増える単独行動テロ 現状と対策は? 国際政治アナリスト・菅原出
なぜオーストラリアで単独行動テロが起きるのか?
2014年12月15日にオーストラリアの最大都市シドニーのカフェで発生した人質事件は、イスラム過激派「イスラム国」と関係のあった「テロ」であったのかどうか、オーストラリアではいまだに議論が続いています。 射殺された容疑者は、過去に殺人事件への関与や性犯罪容疑などの経歴があったことが分かっており、地元のイスラム教団体からも疎外されていたようですが、ウェブサイトでイスラム国への支持を表明したり、立てこもり最中もイスラム国の旗を届けるように要求したことから、イスラム国に何らかの影響を受けた可能性が指摘されています。 このシドニー人質事件は、イスラム国など過激派の思想にネット等を通じて感化された世界各国の移民や若者が、短期間のうちに過激化し、単独でテロを実行するリスクが高まっていることをあらためて世界に印象づけました。 「自国育ち(ホームグロウン)テロ」とか「一匹狼型テロ」等と呼ばれる単独行動テロの脅威については、数年前からメディアでもよく取り上げられるようになっていますが、2014年の後半は特にこの種のテロに分類されるような暴力事件が立て続けに発生しました。 オーストラリアでは、このシドニー人質事件に先立つ2014年9月18日に、シドニーやブリスベンなどの主要都市で警察官800人を動員した史上最大の対テロ作戦が行われました。この作戦では、「オーストラリア市民の誘拐と公開殺人を計画した」としてテロ容疑者15名が拘束されました。
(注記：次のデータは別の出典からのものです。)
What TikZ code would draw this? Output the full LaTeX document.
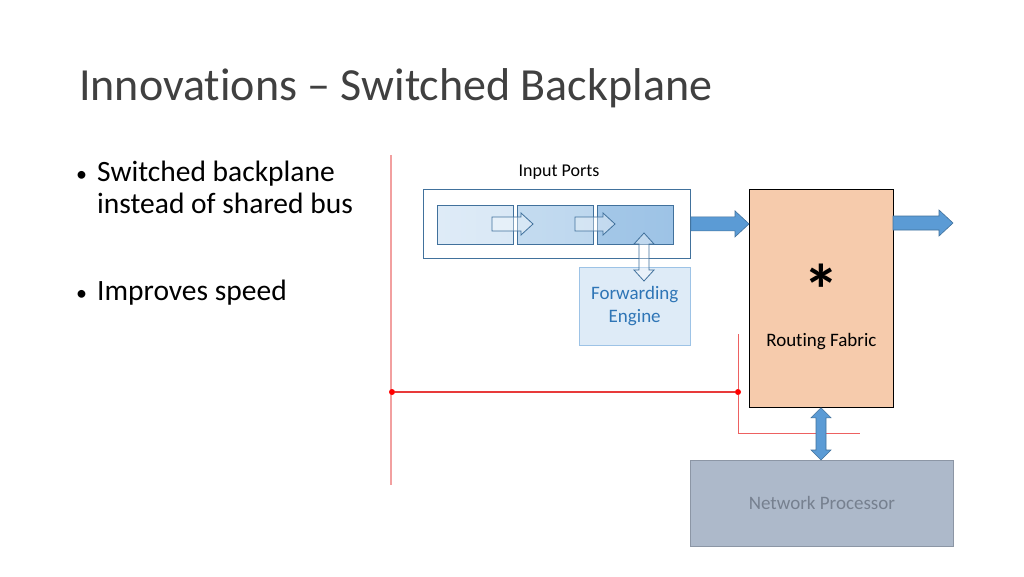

またその直後の9月23日には、メルボルン近郊の警察署で、テロ対策関連の捜査対象になっていた男が、警察官2名をナイフで刺す事件が発生。翌日地元紙は、この男がイスラム国の旗を持っており、警官を殺害してインターネットで公開する計画だったと報じました。この男はすでに警察の捜査対象になっていて、「シリアに渡航してイスラム国に加わるおそれがある」として旅券を没収されていました。 オーストラリアは、イスラム国と戦うイラク軍を支援するために陸軍の特殊部隊をイラクに派遣したり、イスラム国に対する有志連合軍の空爆作戦に参加するなど、米国が中心に進める対イスラム国戦争に積極的に参加しています。これに対してシリアに渡りイスラム国の戦闘員になったオーストラリア人は60人以上いると言われており、オーストラリア国内にも相当数のイスラム国支持者がいて、こうした政府の姿勢に反発しているため、オーストラリア政府はテロ警戒レベルを上げてテロ対策を強化していたのです。 こうした流れの中でシドニー人質事件が起きたので、「またイスラム国支持者によるテロか?」と多くのオーストラリア人が思ったとしても不思議ではないでしょう。